According to the report, there was a clear mix-up in the inclusion on the list of the Rabita Trust, which supports the stranded Bihari refugees. The trust works with the knowledge and acceptance of the Pakistani government and its honorary chairman is President Pervez Musharraf.
Julaidan was an active relief worker in Afghanistan throughout the second half of the 1980s and again during a later, short period. He was also temporarily head of the Saudi Red Crescent Society and the Muslim World League there.
He had strong relations with leaders of the various Afghan factions, in his capacity as an official in charge of distributing large-scale Saudi relief aid to Afghan refugees. He had also established relations with then Pakistani President Muhammad Zia-ul Haq and his successor former Prime Minister Nawaz Sharif.
"The last significant role Julaidan played in Afghanistan was as a liaison between the warring (Gulbuddin) Hekmatyar and (Ahmed Shah) Masood in Kabul, along with other Muslim leaders. When he felt that his liaison attempts were of no use to stop the warring parties, Julaidan left Afghanistan at the end of 1992," the report said.
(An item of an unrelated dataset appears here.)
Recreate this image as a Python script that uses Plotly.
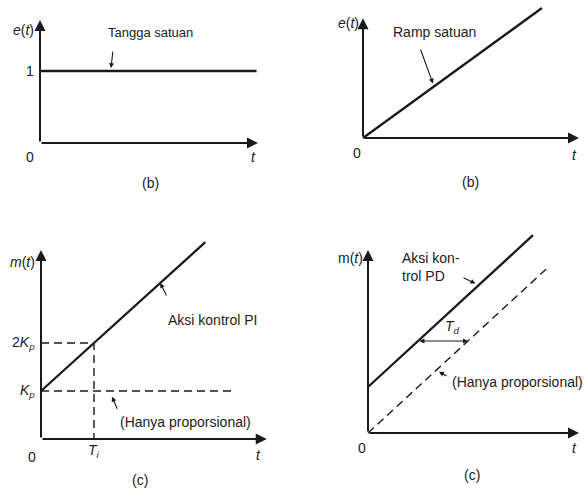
import plotly.graph_objects as go

W, H = 584, 490

# ---- data (Kp = 1, Ti = 1, Td = 1, unit step / unit ramp inputs) ----
step_t = [0, 4.33]
step_e = [1, 1]

ramp_t = [0, 3.58]
ramp_e = [0, 3.58]

pi_t = [0, 3.1]
pi_m = [1, 4.1]
pi_prop_t = [0, 3.6]
pi_prop_m = [1, 1]
ti_guide_t = [0, 1, 1]
ti_guide_m = [2, 2, 0]

pd_prop_t = [0, 3.58]
pd_prop_m = [0, 3.58]
pd_t = [0, 3.3]
pd_m = [1, 4.3]
td_level = 2.0

INK = "#1a1a1a"
TXT = "#222222"
FONT = "Liberation Sans"

# panel layout: pixel box, origin pixel, pixels per unit
panels = {
    1: dict(box=(0, 292, 0, 200), origin=(40, 143), unit=(50, 72)),
    2: dict(box=(292, 584, 0, 200), origin=(363, 138), unit=(50, 36.3)),
    3: dict(box=(0, 292, 200, 490), origin=(41, 439), unit=(53, 48)),
    4: dict(box=(292, 584, 200, 490), origin=(368, 433), unit=(50, 46)),
}

fig = go.Figure()

for k, p in panels.items():
    x0, x1, y0, y1 = p["box"]
    ox, oy = p["origin"]
    ux, uy = p["unit"]
    sfx = "" if k == 1 else str(k)
    fig.update_layout(**{
        "xaxis" + sfx: dict(domain=[x0 / W, x1 / W],
                            range=[(x0 - ox) / ux, (x1 - ox) / ux],
                            visible=False, fixedrange=True,
                            anchor="y" + sfx),
        "yaxis" + sfx: dict(domain=[1 - y1 / H, 1 - y0 / H],
                            range=[(oy - y1) / uy, (oy - y0) / uy],
                            visible=False, fixedrange=True,
                            anchor="x" + sfx),
    })


def ax_ref(k):
    return ("x", "y") if k == 1 else ("x%d" % k, "y%d" % k)


def line(k, t, v, width=2.3, dash=None):
    xr, yr = ax_ref(k)
    fig.add_trace(go.Scatter(x=t, y=v, mode="lines", xaxis=xr, yaxis=yr,
                             line=dict(color=INK, width=width, dash=dash),
                             showlegend=False, hoverinfo="skip",
                             cliponaxis=False))


annotations = []


def text(k, t, v, s, size=14, xanchor="center", yanchor="middle"):
    xr, yr = ax_ref(k)
    annotations.append(dict(x=t, y=v, xref=xr, yref=yr, text=s,
                            showarrow=False, xanchor=xanchor,
                            yanchor=yanchor, align="left",
                            font=dict(family=FONT, size=size, color=TXT)))


def arrow(k, head, tail, width=1.2, head_style=2, size=1.0, start=False):
    xr, yr = ax_ref(k)
    a = dict(x=head[0], y=head[1], ax=tail[0], ay=tail[1],
             xref=xr, yref=yr, axref=xr, ayref=yr, text="",
             showarrow=True, arrowhead=head_style, arrowsize=size,
             arrowwidth=width, arrowcolor=INK)
    if start:
        a.update(arrowside="end+start", startarrowhead=head_style,
                 startarrowsize=size)
    annotations.append(a)


def axes(k, t_end, v_end):
    arrow(k, (t_end, 0), (0, 0), width=2.0, head_style=2, size=1.1)
    arrow(k, (0, v_end), (0, 0), width=2.0, head_style=2, size=1.1)


# ---- (b) unit step ----
axes(1, 4.36, 1.71)
line(1, step_t, step_e)
text(1, -0.08, 1.57, "<i>e</i>(<i>t</i>)", xanchor="right")
text(1, -0.08, 1.0, "1", xanchor="right")
text(1, -0.2, -0.19, "0")
text(1, 4.26, -0.19, "<i>t</i>")
text(1, 2.2, 1.54, "Tangga satuan", 13)
arrow(1, (1.42, 1.04), (1.46, 1.29), width=1.1, size=0.9)
text(1, 2.2, -0.56, "(b)")

# ---- (b) unit ramp ----
axes(2, 4.32, 3.3)
line(2, ramp_t, ramp_e)
text(2, -0.05, 3.17, "<i>e</i>(<i>t</i>)", xanchor="right")
text(2, -0.12, -0.41, "0")
text(2, 4.22, -0.47, "<i>t</i>")
text(2, 1.42, 2.92, "Ramp satuan")
arrow(2, (1.4, 1.5), (1.14, 2.48), width=1.1, size=0.9)
text(2, 2.14, -1.21, "(b)")

# ---- (c) PI action ----
axes(3, 4.26, 3.94)
line(3, pi_prop_t, pi_prop_m, width=1.4, dash="8px,5px")
line(3, ti_guide_t, ti_guide_m, width=1.4, dash="8px,5px")
line(3, pi_t, pi_m)
text(3, -0.07, 3.69, "<i>m</i>(<i>t</i>)", xanchor="right")
text(3, -0.07, 2.0, "2<i>K<sub>p</sub></i>", xanchor="right")
text(3, -0.07, 1.0, "<i>K<sub>p</sub></i>", xanchor="right")
text(3, 1.0, -0.25, "<i>T<sub>i</sub></i>")
text(3, -0.17, -0.37, "0")
text(3, 4.1, -0.33, "<i>t</i>")
text(3, 3.23, 2.48, "Aksi kontrol PI")
arrow(3, (2.25, 3.25), (2.38, 2.96), width=1.1, size=0.9)
text(3, 2.72, 0.35, "(Hanya proporsional)")
arrow(3, (1.34, 0.88), (1.45, 0.6), width=1.1, size=0.9)
text(3, 1.87, -0.86, "(c)")

# ---- (c) PD action ----
axes(4, 4.22, 3.98)
line(4, pd_prop_t, pd_prop_m, width=1.4, dash="8px,5px")
line(4, pd_t, pd_m)
text(4, -0.07, 3.8, "m(<i>t</i>)", xanchor="right")
text(4, 0.64, 3.6, "Aksi kon-<br>trol PD", xanchor="left")
arrow(4, (2.15, 3.25), (1.88, 3.39), width=1.1, size=0.9)
arrow(4, (td_level, td_level), (td_level - 1, td_level), width=1.1,
      size=0.9, start=True)
text(4, 1.68, 2.3, "<i>T<sub>d</sub></i>")
text(4, 1.64, 1.11, "(Hanya proporsional)", xanchor="left")
arrow(4, (1.42, 1.33), (1.6, 1.22), width=1.1, size=0.9)
text(4, -0.12, -0.33, "0")
text(4, 4.12, -0.33, "<i>t</i>")
text(4, 2.08, -0.92, "(c)")

fig.update_layout(width=W, height=H, margin=dict(l=0, r=0, t=0, b=0),
                  paper_bgcolor="white", plot_bgcolor="rgba(0,0,0,0)",
                  showlegend=False, annotations=annotations)

fig.write_html("out.html", config={"displayModeBar": False})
Thereafter, Julaidan settled in the Kingdom, engaged in commercial activities. He then joined the aid operations to Bosnia, where he supervised temporarily the Saudi Aid Committee, the largest aid organization then in Bosnia. "During this period Julaidan was away from the Arab Mujahedeen," the report pointed out. "The fund received by the Rabita Trust is very limited and transparent. We invite all the concerned authorities to check the accounts of the trust thoroughly and find out the truth," Julaidan was quoted as saying. The members of the trust included Pakistan’s ministers of finance and interior, Prince Talal, secretaries-general of the Muslim World League and the International Islamic Relief Organization and president of the Council of Saudi Chamber of Commerce.